An unmodified, electric blue Stingray has just sped past and looking down from the bus one noticed that the driver was old enough to know better. It made one smile because all one could hear was Hobbit (who is alive and well, and living on his tropical island at 93) saying when you get older you need better bait. Which when thinking about it wasn't necessarily true, as he could be charming enough to get past any woman when he had a mind to. Thinking about all the people one has known who had sports cars one thinks it would be fairer to say that the cars were reflections of their personalities.

Hobbit was famous for his Bentley, it was called the Bumble Bee due to its colour scheme, and it was a stand up joke on radio that all you could see were his knuckles clutching the steering wheel. He wasn't a tall man. And given his propensity to drive like Mr. Magoo it was also an unfortunate image. Fortunately by the time we got together he had switched cars.

He had a golden Mercedes 350SL which one learnt to drive in. An experience he always swore made him grey. It was like driving a tank with power steering, but boy could that baby float on the road and hug a curve. Unfortunately it also used to float past police cars... which might have contributed to the grey.

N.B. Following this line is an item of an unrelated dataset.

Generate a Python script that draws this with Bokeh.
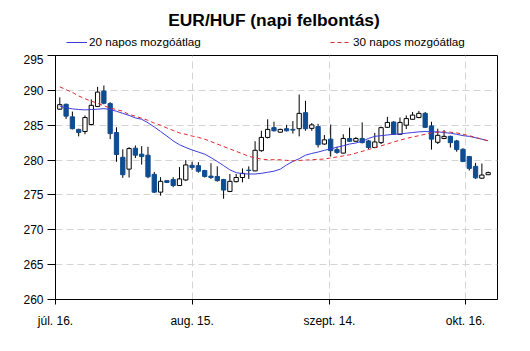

There was Sue with her powder blue Stag. The one that's roof would never open when it rained and its tendency to break down on bridges. Not to mention the door that would just stick. Actually that damn car was as temperamental and as difficult as its owner... but a lot of fun nevertheless.

Then there was the lovely Lynnie (a story for another time) with her bright yellow Triumph. It was the love of her life and like most of them did not reciprocate her feelings... that car hated her. Every morning she would go skittering out the door, she could do the white rabbit like no other, in ridiculously high heels, dripping nails and 12 inch hair. And every morning the car would not start. We would lie in bed and wait for her to come back in wailing about how she was late and Hobbit would have to go down and start the car... first time, every time.

Last but not least was the ex and her beloved MG... black with gold pinstripes... all flash and quirks. Electrics that stopped at a whim and a mysterious leak that meant when we went out in the rain one's feet ended up in a puddle. She bought it after our divorce... in both our names of course 'cos nothing about our separation was normal. Eventually as her back got worse she had to sell it and buy something modern with suspension... it broke her heart having to give it up.

To all of these people their cars represented status, an achievement if you will, but in every case they represented freedom from others. The ability to just drive off with the roof down, the wind in their hair and the sun on their face. The cars might have been creatures of capricious tendencies, but so were the owners and they roar across ones memories forever on the move.

1 comment:

Mockingbird said...

What a nice post... As I'm getting a little older and further away from the *interesting* people I used to be friends with, I remember their shitty cars more fondly than I do them.